El Congreso de la República, cumpliendo el procedimiento de reforma constitucional, aprobó la Ley N 31118para eliminar la inmunidad parlamentaria. La ley atribuye a la Corte Suprema de Justicia la competencia para el procesamiento de delitos comunes a los parlamentarios en ejercicio del cargo, y al juez penal ordinario para conocer los presuntos delitos cometidos por los candidatos electos antes del mandato congresal.

Una reforma promocionada como filtro para los candidatos que buscan blindarse de un futuro proceso penal, pero que no repara en los riesgos para el trabajo del congresista probo que fiscaliza cualquier arbitrariedad en la Administración Pública y que podría ser acusado constitucionalmente.

La primera consecuencia que avizoro es el progresivo debilitamiento de la condición de parlamentario frente al empoderamiento del gobierno por un claro desbalance de poderes. La reforma aprobada forma parte de un proceso iniciado hace casi treinta años luego de suprimirse la Cámara de Senadores, reducción del número total de parlamentarios (240 en la Constitución de 1979 a 130 actuales), no reelección inmediata, el libre reagrupamiento en tantas bancadas que dificultan la gobernabilidad, cuestionar su autonomía funcional para el nombramiento de altos funcionarios, criticar su labor de oposición política hasta la interpretación de una “nueva competencia presidencial”, que permite reconocer un rechazo fáctico a la cuestión de confianza.

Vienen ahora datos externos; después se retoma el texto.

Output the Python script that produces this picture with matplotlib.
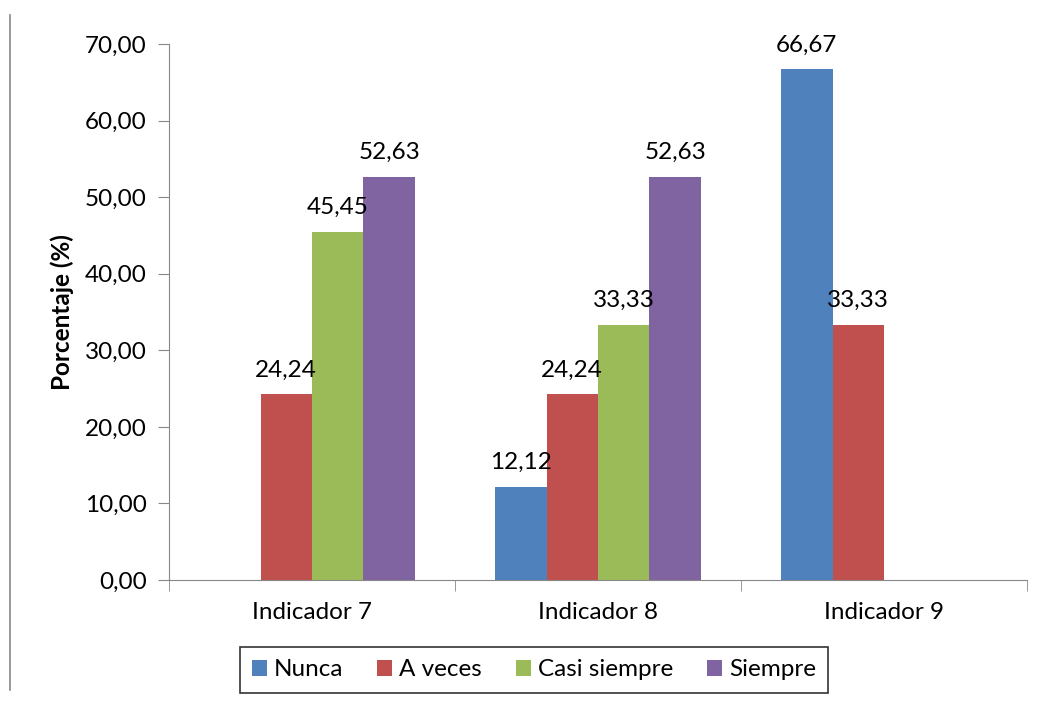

A la luz de estos cambios, la institución del Congreso terminará menguando en una asamblea o foro de discusión política con menos gravitas, es decir, carente de una de las virtudes que los romanos reconocían junto con el deber, la piedad y dignidad. En la actualidad, la calidad que apreciamos de ciertos parlamentarios, sin preparación política, incultos y deshonestos es un problema de los electores y su desinterés para informarse, no de los principios para el funcionamiento del Congreso.